Prashanth BLR said...

Rohit,
Great post!
Just a hunch: if you do have a positive feeling about $ going down, can there not be an arbitrage opportunity of some form? Like buying the stocks of a US-exporter?

Madhav said...

Rohit,

I believe in the long term story of Indian consumerism and hence try to invest in many companies which cater to the Indian market. One example is Educomp, which albeit being a small cap stock, is a big education provider and so a company to watch for in a decade or so.

What do you feel about such India-focussed companies and their valuations? Interested to know if you have a certain view you have on them?

Anwar said...

Hi Rohit,

You said, looking at Tata Sponge. I would suggest you to have a look at Bajaj Holdings. It's market cap is 5K crores. It has fixed income instruments of nearly 3k crore and 30% investment in Bajaj Auto,Bajaj Finserve and Maharashtra scooters and has another subsidiary which is the promoter of Bajaj Allainze. The market gives value of Rs2K crore to this investments while actual value could be anywhere around 8K crore. Value buy? I know holding companies trade at a discount but not at 70% discount

Rohit Chauhan said...

Hi prashanth BLR
exporters will get hurt if the dollar drops.
the most direct way of play this would be to bus
futures ..though not sure if we can trade currencies as a retail investor

for me it is more an academic exercise ..i dont plan to play the hunch

rgds
rohit

Rohit Chauhan said...

Hi anwar
holding company stock are a much better buy when the market is down as the stock held by the company are also at a discount.
as of the now the companies held themself are fairly or sometimes overvalued and hence the discount appears more that it should
also the value does not get realised often if the management has no plans of unlocking the value
that said, i have not seen bajaj and would have a look.
rgds
rohit

Rohit Chauhan said...

Hi madhav
i am not a top down investor ..discussing and thinking on macro topics such as dollar, india consumerism is one thing ..but i generally dont use that to make investment decisions. it diffcult for me to translate such broad ideas to specific ideas. i prefer a bottom up approach ..if the stock appears cheap based on historical and conservatively expected performance ..i will buy it.
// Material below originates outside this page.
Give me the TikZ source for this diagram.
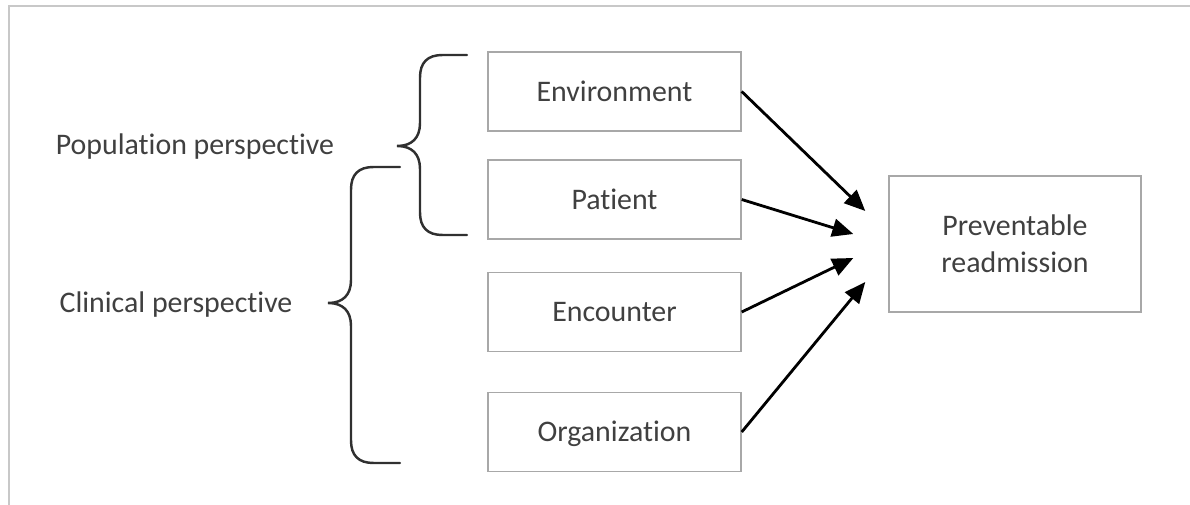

i have not looked at the company closely in the past the valuations have generally been too high for my comfort

rgds
rohit

Madhav said...

Hi Rohit,

I guess top-down or bottom-up is a matter of personal choice, though as a value investor we aim to buy the stock with a margin of safety.

Thanks for sharing your thoughts on that.

Regards.
Madav.

Rohit Chauhan said...

Hi madhav
thats true . that does not mean it is not an effective way of investing..some people are able to do a top down form of investing and it works for them. in my case i have not been able to figure how to translate those ideas into a specific stock pick and as a result i stay away from that approach

rgds
rohit

Vic said...

Hi Rohit,

I really like this post of "What's on my mind"..pls keep them coming in future as well.